- Born: United Kingdom
- Education: University of London
- Known for: Medical activism
- Website: https://www.candoaction.org/

= Rola Hallam =

British-Syrian consultant anaesthetist, humanitarian, international advocate and speaker

Rola Hallam is a British-Syrian consultant anaesthetist, humanitarian, international advocate and speaker and the founder of CanDo; a social enterprise that enables local, frontline healthcare workers to provide healthcare to their own war-affected communities. She is a 2018 TED Fellow.

== Early life and education ==
Hallam knew she wanted to be a doctor since she was a child. She arrived in the UK aged eleven speaking no English. Her father was a gynaecologist in Cambridgeshire. She studied medicine at the University of London and graduated in 2003. She was a registrar and education fellow at the University College London Hospitals NHS Foundation Trust, where she specialised in Global Health.

== Career ==
Hallam first practised medicine in the UK, where she trained to be a consultant anaesthetist. Her focus for the last 17 years however has been on global health. She worked at the Royal Free Hospital. In 2007 she travelled to Ethiopia as a volunteer with Health Volunteers Overseas teaching on a Masters course for nurse anaesthetists and then working in development of paediatric health services with local health providers, building capacity and conducting research on how to best manage critically ill children with pneumonia with Professor Katherine Maitland and Imperial college london. She has also worked in hospitals near Aleppo and across Syria.

In 2011, when war first broke out in Syria, Hallam became involved in the humanitarian response. She became Medical Director of Hand in Hand Syria, a Syrian led, UK registered charity that looked to deliver medical aid in Syria in 2012. Hand in Hand Syria supported 80 field hospitals and a paediatric hospital. In 2013 she appeared on Panorama Saving Syria's Children. She is a prominent voice in the news coverage about Syria. She has written for The Lancet, The Guardian, The Independent and The Huffington Post. She has appeared on The Daily Show, the BBC and SBS.

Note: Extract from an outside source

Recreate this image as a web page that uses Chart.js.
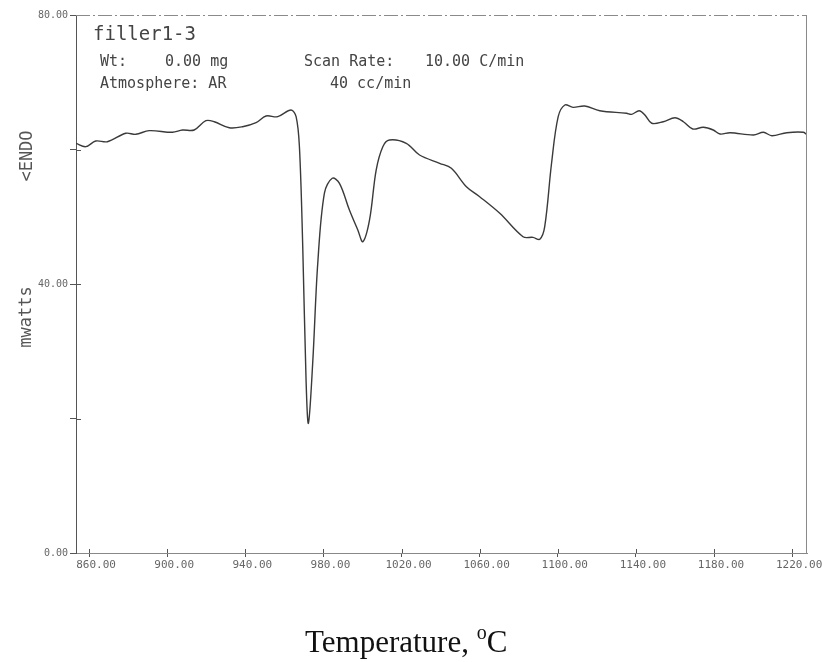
<!DOCTYPE html>
<html>
<head>
  <title>filler1-3 DSC scan</title>
  <script src="https://cdn.jsdelivr.net/npm/chart.js"></script>
  <style>
    body { margin: 0; background: #fff; }
  </style>
</head>
<body>
  <canvas id="dscChart" width="822" height="662"></canvas>

  <script>
    // curve (temperature in C, heat flow in mwatts)
    const temps = [853.3, 858.3, 863.4, 869.4, 878.8, 883.9, 890.8, 902.7, 907.8, 913.8,
      919.8, 924.1, 931.8, 938.6, 945.5, 950.6, 956.6, 963.4, 966.0, 967.7,
      969.4, 971.1, 972.3, 974.5, 977.1, 980.5, 984.5, 988.2, 993.3, 997.6,
      1000.2, 1003.6, 1007.0, 1010.4, 1013.8, 1022.4, 1029.2, 1039.5, 1045.5, 1053.2,
      1060.0, 1070.3, 1082.2, 1087.3, 1090.8, 1093.3, 1096.8, 1100.2, 1103.6, 1107.8,
      1113.8, 1121.5, 1135.2, 1137.8, 1141.7, 1144.6, 1148.1, 1154.0, 1160.0, 1164.3,
      1169.1, 1174.5, 1179.6, 1183.1, 1188.2, 1200.2, 1205.3, 1209.6, 1217.3, 1225.8, 1227.6];
    const mwatts = [60.92, 60.42, 61.26, 61.16, 62.41, 62.26, 62.80, 62.56, 62.90, 62.90,
      64.28, 64.13, 63.24, 63.39, 63.99, 64.98, 64.88, 65.87, 64.88, 60.42,
      45.55, 25.72, 19.29, 28.25, 43.12, 53.53, 55.72, 54.97, 51.00, 48.03,
      46.29, 49.52, 56.95, 60.42, 61.41, 60.92, 59.18, 57.95, 57.20, 54.47,
      52.98, 50.51, 47.03, 46.94, 46.65, 48.52, 57.95, 64.88, 66.62, 66.27,
      66.47, 65.77, 65.38, 65.23, 65.77, 65.13, 63.90, 64.13, 64.73, 64.13,
      63.05, 63.30, 62.90, 62.30, 62.50, 62.16, 62.56, 62.05, 62.50, 62.56, 62.16];

    const xTicks = [860, 900, 940, 980, 1020, 1060, 1100, 1140, 1180, 1220];
    const yTicks = [0, 20, 40, 60, 80];
    const yLabelled = [0, 40, 80];

    const mono = '"DejaVu Sans Mono", monospace';

    const plotterDecor = {
      id: 'plotterDecor',
      afterDraw(chart) {
        const ctx = chart.ctx;
        const area = chart.chartArea;
        const xs = chart.scales.x;
        const ys = chart.scales.y;
        ctx.save();

        // frame: dashed top, thin right edge
        ctx.strokeStyle = '#8a8a8a';
        ctx.lineWidth = 1;
        ctx.setLineDash([14, 3, 2, 3]);
        ctx.beginPath();
        ctx.moveTo(area.left, area.top + 0.5);
        ctx.lineTo(area.right, area.top + 0.5);
        ctx.stroke();
        ctx.setLineDash([]);
        ctx.beginPath();
        ctx.moveTo(area.right - 0.5, area.top);
        ctx.lineTo(area.right - 0.5, area.bottom);
        ctx.stroke();

        // inward half of the cross ticks
        ctx.strokeStyle = '#555';
        ctx.beginPath();
        yTicks.forEach(v => {
          if (v === 0 || v === 80) return;
          const py = Math.round(ys.getPixelForValue(v)) + 0.5;
          ctx.moveTo(area.left, py);
          ctx.lineTo(area.left + 5, py);
        });
        xTicks.forEach(v => {
          const px = Math.round(xs.getPixelForValue(v)) + 0.5;
          ctx.moveTo(px, area.bottom);
          ctx.lineTo(px, area.bottom - 4);
        });
        ctx.stroke();

        // run header
        ctx.fillStyle = '#444';
        ctx.textBaseline = 'alphabetic';
        ctx.textAlign = 'left';
        ctx.font = '19px ' + mono;
        ctx.fillText('filler1-3', 93, 40);
        ctx.font = '15px ' + mono;
        ctx.fillText('Wt:', 100, 66);
        ctx.fillText('0.00 mg', 165, 66);
        ctx.fillText('Scan Rate:', 304, 66);
        ctx.fillText('10.00 C/min', 425, 66);
        ctx.fillText('Atmosphere: AR', 100, 88);
        ctx.fillText('40 cc/min', 330, 88);

        // y axis captions
        ctx.font = '17px ' + mono;
        ctx.fillStyle = '#555';
        ctx.textAlign = 'center';
        ctx.textBaseline = 'middle';
        ctx.save();
        ctx.translate(27, 317);
        ctx.rotate(-Math.PI / 2);
        ctx.fillText('mwatts', 0, 0);
        ctx.restore();
        ctx.save();
        ctx.translate(28, 156);
        ctx.rotate(-Math.PI / 2);
        ctx.fillText('<ENDO', 0, 0);
        ctx.restore();

        // x axis title with raised degree o
        ctx.fillStyle = '#111';
        ctx.textAlign = 'left';
        ctx.textBaseline = 'alphabetic';
        const serif = '"Liberation Serif", "Times New Roman", serif';
        ctx.font = '31px ' + serif;
        const main = 'Temperature, ';
        let tx = 305;
        ctx.fillText(main, tx, 652);
        tx += ctx.measureText(main).width;
        ctx.font = '20px ' + serif;
        ctx.fillText('o', tx, 639);
        tx += ctx.measureText('o').width;
        ctx.font = '31px ' + serif;
        ctx.fillText('C', tx, 652);

        ctx.restore();
      }
    };

    const ctx = document.getElementById('dscChart').getContext('2d');
    new Chart(ctx, {
      type: 'line',
      data: {
        datasets: [{
          label: 'filler1-3',
          data: temps.map((t, i) => ({ x: t, y: mwatts[i] })),
          borderColor: '#3a3a3a',
          borderWidth: 1.4,
          pointRadius: 0,
          tension: 0.35,
          fill: false
        }]
      },
      options: {
        responsive: false,
        animation: false,
        layout: {
          padding: { left: 0, top: 15, right: 15, bottom: 0 }
        },
        plugins: {
          legend: { display: false },
          tooltip: { enabled: false }
        },
        scales: {
          x: {
            type: 'linear',
            min: 853.3,
            max: 1227.6,
            afterBuildTicks: scale => {
              scale.ticks = xTicks.map(v => ({ value: v }));
            },
            afterFit: scale => { scale.height = 109; },
            ticks: {
              callback: v => v.toFixed(2),
              font: { family: 'DejaVu Sans Mono', size: 11 },
              color: '#666',
              padding: 2,
              labelOffset: 7,
              maxRotation: 0,
              autoSkip: false
            },
            grid: {
              drawOnChartArea: false,
              tickLength: 4,
              color: '#555'
            },
            border: { color: '#888', width: 1 }
          },
          y: {
            min: 0,
            max: 80,
            afterBuildTicks: scale => {
              scale.ticks = yTicks.map(v => ({ value: v }));
            },
            afterFit: scale => { scale.width = 76; },
            ticks: {
              callback: v => yLabelled.includes(v) ? v.toFixed(2) : '',
              font: { family: 'DejaVu Sans Mono', size: 10 },
              color: '#666',
              padding: 2
            },
            grid: {
              drawOnChartArea: false,
              tickLength: 6,
              color: '#555'
            },
            border: { color: '#555', width: 1 }
          }
        }
      },
      plugins: [plotterDecor]
    });
  </script>
</body>
</html>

To address the issues she had found within the aid system, she established CanDo, a not-for-profit social enterprise and crowdfunding platform for local humanitarian organisations. CanDo supports and enables local, frontline, healthcare workers to save more lives in war-devastated areas and for people around the world to support cost-effective, locally-led, life-saving health interventions, efficiently and quickly. She ran a crowdfunding campaign in 2016 called People's Convoy, which raised more than £250,000 to build a new children's hospital in Syria. The Convoy left the UK in December 2016, where it met members of the Independent Doctors Association at the Turkey-Syria border. She was an invited in speaker at the 2017 and 2018 Women in the World conferences, alongside Hillary Clinton. In October 2017 she spoke at Google's Zeitgeist Minds. In November 2017 she spoke at the Hindustan Times Leadership Summit, alongside Barack Obama and Naomi Campbell. She has advocated jointly with Physicians for Human Rights and is frequently featured in publications to discuss Syria. She is a guest lecturer at King's College London and the London School of Economics. In January 2018 Hallam was announced as a TED Fellow and her TED talk has had over 1 million views.

She was awarded the Pask Award 'In recognition of distinguished service to anaesthesia during conflict overseas' in 2014 and the 2019 Women of the Year Life Time Achievement Award.